Background: Dentatorubral-pallidoluysian atrophy (DRPLA) is a rare, progressive brain disorder caused by a CAG trinucleotide expansion within the atrophin-1 gene, ATN1. There is currently no treatment for DRPLA and little is known about the consequence of ATN1 polyQ expansion on neuronal function. Antisense oligonucleotide (ASO)-based therapy is a promising strategy for this disorder.

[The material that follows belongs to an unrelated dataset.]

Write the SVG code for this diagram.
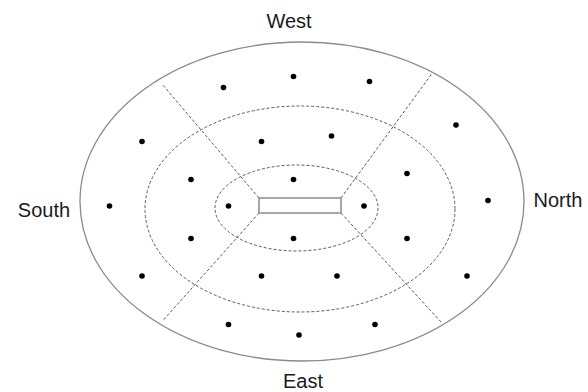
<svg xmlns="http://www.w3.org/2000/svg" width="588" height="392" viewBox="0 0 588 392">
<style>
.outer{fill:none;stroke:#8a8a8a;stroke-width:1.3}
.ring{fill:none;stroke:#5a5a5a;stroke-width:1;stroke-dasharray:3 2}
.div{stroke:#5a5a5a;stroke-width:1;stroke-dasharray:3 2}
.dot{fill:#000}
.lbl{font-family:"Liberation Sans",Arial,sans-serif;font-size:20px;fill:#1a1a1a;text-anchor:middle}
</style>
<rect width="588" height="392" fill="#fff"/>
<g id="field">
<ellipse class="outer" cx="302" cy="201.5" rx="222" ry="159.5"/>
<ellipse class="ring" cx="300" cy="209" rx="155" ry="103"/>
<ellipse class="ring" cx="296.5" cy="208" rx="81.5" ry="43"/>
</g>
<g id="connectors">
<line class="div" x1="259" y1="198" x2="162" y2="84"/>
<line class="div" x1="341" y1="198" x2="432" y2="73.5"/>
<line class="div" x1="259" y1="213" x2="162.5" y2="321"/>
<line class="div" x1="341" y1="213" x2="442" y2="323"/>
</g>
<g id="center">
<rect x="259" y="198" width="82" height="15" fill="#fff" stroke="#8a8a8a" stroke-width="1.5"/>
</g>
<g id="dots">
<circle class="dot" cx="223.5" cy="87.5" r="2.8"/>
<circle class="dot" cx="293.5" cy="76.5" r="2.8"/>
<circle class="dot" cx="369.5" cy="81.5" r="2.8"/>
<circle class="dot" cx="456" cy="125" r="2.8"/>
<circle class="dot" cx="142" cy="141.5" r="2.8"/>
<circle class="dot" cx="261.5" cy="141.5" r="2.8"/>
<circle class="dot" cx="331.5" cy="136" r="2.8"/>
<circle class="dot" cx="191" cy="179.5" r="2.8"/>
<circle class="dot" cx="293.5" cy="179.5" r="2.8"/>
<circle class="dot" cx="407" cy="173.5" r="2.8"/>
<circle class="dot" cx="109.5" cy="206" r="2.8"/>
<circle class="dot" cx="228.5" cy="206" r="2.8"/>
<circle class="dot" cx="364" cy="206" r="2.8"/>
<circle class="dot" cx="488" cy="200.5" r="2.8"/>
<circle class="dot" cx="191" cy="238.5" r="2.8"/>
<circle class="dot" cx="293.5" cy="238.5" r="2.8"/>
<circle class="dot" cx="407" cy="238.5" r="2.8"/>
<circle class="dot" cx="142" cy="276" r="2.8"/>
<circle class="dot" cx="261.5" cy="276" r="2.8"/>
<circle class="dot" cx="337" cy="276" r="2.8"/>
<circle class="dot" cx="467" cy="276" r="2.8"/>
<circle class="dot" cx="228.5" cy="324.5" r="2.8"/>
<circle class="dot" cx="299" cy="335" r="2.8"/>
<circle class="dot" cx="375" cy="324.5" r="2.8"/>
</g>
<g id="labels">
<text id="west" class="lbl" x="289" y="28">West</text>
<text id="south" class="lbl" x="44" y="217">South</text>
<text id="north" class="lbl" x="558" y="206.5">North</text>
<text id="east" class="lbl" x="303" y="387.5">East</text>
</g>
</svg>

Methods: A high throughput ASO screen was designed in BE(2)M-17 neuroblastoma cell line and DRPLA patient induced pluripotent stem cells (iPSC)-derived neurons to reduce ATN1 levels through RNAse H-mediated mRNA knockdown. CRISPR/Cas9 ATN1 knockout (KO) in iPSCs, neuronal precursor cells and iPSC-derived neurons is underway to compare the effect of ATN1 KO on cell survival, proliferation, differentiation, and neuronal function to 1. improve our understanding of ATN1 function, and 2. infer the safety of ATN1 knockdown in the adult CNS as a clinical strategy.
Results & Conclusions: We identified a number of 2’MOE RNAse H gapmer ASOs targeting ATN1 exonic sequences that demonstrate efficient mRNA knockdown. Preliminary data shows that the increased polyQ expansion in DRPLA patient-derived iPSCs results in accumulation of intracellular p62 aggregates. Future studies will test for rescue of the observed phenotypes with either ASO-mediated ATN1 mRNA knockdown and/or CRISPR-mediated CAG copy number reduction.